All of the lines below are to be transcribed faithfully, with pictures excluded from the copy.

# START OF Provided data

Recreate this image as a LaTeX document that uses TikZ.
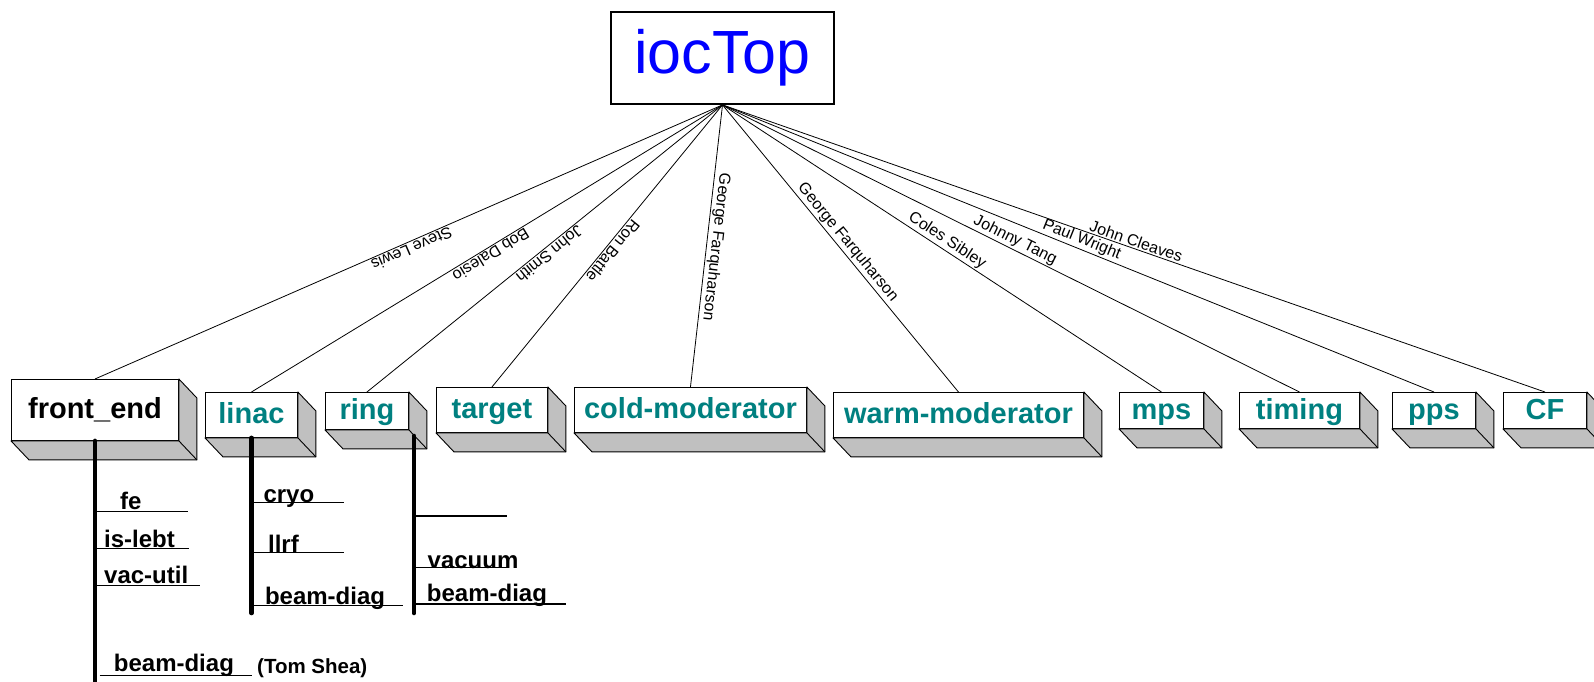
\documentclass[tikz,border=0pt]{standalone}
\usepackage{fontspec}
\setmainfont{Liberation Sans}

\definecolor{subteal}{RGB}{0,128,128}
\definecolor{crategray}{RGB}{192,192,192}

\tikzset{
  crate/.style={draw, fill=white, line width=0.9pt, anchor=north west, inner sep=0pt,
    text height=18pt, text depth=0pt, font=\fontsize{29}{32}\selectfont\bfseries},
  crateside/.style={draw, fill=crategray, line width=0.9pt, line join=round},
  owner/.style={font=\fontsize{16}{18}\selectfont, sloped, above, allow upside down, inner sep=1.5pt},
  ownerline/.style={line width=0.8pt},
  spine/.style={line width=4.6pt, line cap=round},
  leaf/.style={anchor=base west, inner sep=0pt, font=\fontsize{24}{26}\selectfont\bfseries},
  leafline/.style={line width=1.3pt},
}

\begin{document}
\begin{tikzpicture}[x=1pt,y=-1pt]
  \useasboundingbox (0,0) rectangle (1594,681);
  \node[draw, line width=1.8pt, minimum width=223pt, minimum height=92pt, inner sep=0pt,
    font=\fontsize{61}{66}\selectfont, text=blue] (top) at (722.5,58) {iocTop};
  % subsystem crates: name/x/y/width/height/colour/label
  \foreach \n/\x/\y/\w/\h/\c/\lbl in {
      frontend/11/379/167/61/black/front\_end,
      linac/205/392/92/45/subteal/linac,
      ring/325/392/83/37/subteal/ring,
      target/436/387/111/45/subteal/target,
      cold/574/387/232/45/subteal/cold-moderator,
      warm/833/392/250/45/subteal/warm-moderator,
      mps/1119/392/84/36/subteal/mps,
      timing/1239/392/120/36/subteal/timing,
      pps/1392/392/83/36/subteal/pps,
      cf/1503/392/83/36/subteal/CF}
    \node[crate, minimum width=\w pt, minimum height=\h pt, text=\c] (\n) at (\x,\y) {\lbl};
  \foreach \n in {frontend,linac,ring,target,cold,warm,mps,timing,pps,cf}{
    \filldraw[crateside] (\n.north east) -- ([shift={(18,19)}]\n.north east)
      -- ([shift={(18,19)}]\n.south east) -- ([shift={(18,19)}]\n.south west)
      -- (\n.south west) -- (\n.south east) -- cycle;
    \draw[crateside] (\n.south east) -- ([shift={(18,19)}]\n.south east);
  }
  % who looks after what
  \foreach \n/\who in {frontend/Steve Lewis, linac/Bob Dalesio, ring/John Smith,
      target/Ron Battle, cold/George Farquharson, warm/George Farquharson,
      mps/Coles Sibley, timing/Johnny Tang, pps/Paul Wright, cf/John Cleaves}
    \draw[ownerline] (top.south) -- (\n.north) node[owner, pos=0.5] {\who};
  % sub trees
  \coordinate (fespine) at (frontend.south);
  \coordinate (lispine) at (linac.south);
  \coordinate (rispine) at (414,436);
  \draw[spine] (fespine) -- (fespine |- 0,690);
  \draw[spine] (lispine) -- (lispine |- 0,613);
  \draw[spine] (rispine) -- (rispine |- 0,613);
  \foreach \sp/\lbl/\tx/\ty/\ly/\lx [count=\i] in {
      fespine/fe/120/509.5/511.7/187.5,
      fespine/is-lebt/104/547.4/548.7/188.7,
      fespine/vac-util/104/583.5/585.7/199.8,
      lispine/cryo/263.3/502.3/502.3/343.7,
      lispine/llrf/267.9/552.7/552.7/343.7,
      lispine/beam-diag/264.8/604/605.7/403,
      rispine/vacuum/427.5/568/567.3/507,
      rispine/beam-diag/426.7/601.7/604/565.6}{
    \draw[leafline] (\sp |- 0,\ly) -- (\lx,\ly);
    \node[leaf] (leaf\i) at (\tx,\ty) {\lbl};
  }
  \draw[leafline] (rispine |- 0,516) -- (507,516);
  \node[leaf] (febeam) at (113.7,671.7) {beam-diag};
  \draw[leafline] (99.5,675.7) -- (251.8,675.7);
  \node[leaf, font=\fontsize{20.5}{22}\selectfont\bfseries] (shea) at (257,673) {(Tom Shea)};
\end{tikzpicture}
\end{document}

# END OF Provided data

#### Solution for this problem
Recreate this image as a LaTeX document that uses TikZ.
\documentclass[tikz,border=0pt]{standalone}
\usepackage{fontspec}
\setmainfont{Liberation Sans}

\definecolor{subteal}{RGB}{0,128,128}
\definecolor{crategray}{RGB}{192,192,192}

\tikzset{
  crate/.style={draw, fill=white, line width=0.9pt, anchor=north west, inner sep=0pt,
    text height=18pt, text depth=0pt, font=\fontsize{29}{32}\selectfont\bfseries},
  crateside/.style={draw, fill=crategray, line width=0.9pt, line join=round},
  owner/.style={font=\fontsize{16}{18}\selectfont, sloped, above, allow upside down, inner sep=1.5pt},
  ownerline/.style={line width=0.8pt},
  spine/.style={line width=4.6pt, line cap=round},
  leaf/.style={anchor=base west, inner sep=0pt, font=\fontsize{24}{26}\selectfont\bfseries},
  leafline/.style={line width=1.3pt},
}

\begin{document}
\begin{tikzpicture}[x=1pt,y=-1pt]
  \useasboundingbox (0,0) rectangle (1594,681);
  \node[draw, line width=1.8pt, minimum width=223pt, minimum height=92pt, inner sep=0pt,
    font=\fontsize{61}{66}\selectfont, text=blue] (top) at (722.5,58) {iocTop};
  % subsystem crates: name/x/y/width/height/colour/label
  \foreach \n/\x/\y/\w/\h/\c/\lbl in {
      frontend/11/379/167/61/black/front\_end,
      linac/205/392/92/45/subteal/linac,
      ring/325/392/83/37/subteal/ring,
      target/436/387/111/45/subteal/target,
      cold/574/387/232/45/subteal/cold-moderator,
      warm/833/392/250/45/subteal/warm-moderator,
      mps/1119/392/84/36/subteal/mps,
      timing/1239/392/120/36/subteal/timing,
      pps/1392/392/83/36/subteal/pps,
      cf/1503/392/83/36/subteal/CF}
    \node[crate, minimum width=\w pt, minimum height=\h pt, text=\c] (\n) at (\x,\y) {\lbl};
  \foreach \n in {frontend,linac,ring,target,cold,warm,mps,timing,pps,cf}{
    \filldraw[crateside] (\n.north east) -- ([shift={(18,19)}]\n.north east)
      -- ([shift={(18,19)}]\n.south east) -- ([shift={(18,19)}]\n.south west)
      -- (\n.south west) -- (\n.south east) -- cycle;
    \draw[crateside] (\n.south east) -- ([shift={(18,19)}]\n.south east);
  }
  % who looks after what
  \foreach \n/\who in {frontend/Steve Lewis, linac/Bob Dalesio, ring/John Smith,
      target/Ron Battle, cold/George Farquharson, warm/George Farquharson,
      mps/Coles Sibley, timing/Johnny Tang, pps/Paul Wright, cf/John Cleaves}
    \draw[ownerline] (top.south) -- (\n.north) node[owner, pos=0.5] {\who};
  % sub trees
  \coordinate (fespine) at (frontend.south);
  \coordinate (lispine) at (linac.south);
  \coordinate (rispine) at (414,436);
  \draw[spine] (fespine) -- (fespine |- 0,690);
  \draw[spine] (lispine) -- (lispine |- 0,613);
  \draw[spine] (rispine) -- (rispine |- 0,613);
  \foreach \sp/\lbl/\tx/\ty/\ly/\lx [count=\i] in {
      fespine/fe/120/509.5/511.7/187.5,
      fespine/is-lebt/104/547.4/548.7/188.7,
      fespine/vac-util/104/583.5/585.7/199.8,
      lispine/cryo/263.3/502.3/502.3/343.7,
      lispine/llrf/267.9/552.7/552.7/343.7,
      lispine/beam-diag/264.8/604/605.7/403,
      rispine/vacuum/427.5/568/567.3/507,
      rispine/beam-diag/426.7/601.7/604/565.6}{
    \draw[leafline] (\sp |- 0,\ly) -- (\lx,\ly);
    \node[leaf] (leaf\i) at (\tx,\ty) {\lbl};
  }
  \draw[leafline] (rispine |- 0,516) -- (507,516);
  \node[leaf] (febeam) at (113.7,671.7) {beam-diag};
  \draw[leafline] (99.5,675.7) -- (251.8,675.7);
  \node[leaf, font=\fontsize{20.5}{22}\selectfont\bfseries] (shea) at (257,673) {(Tom Shea)};
\end{tikzpicture}
\end{document}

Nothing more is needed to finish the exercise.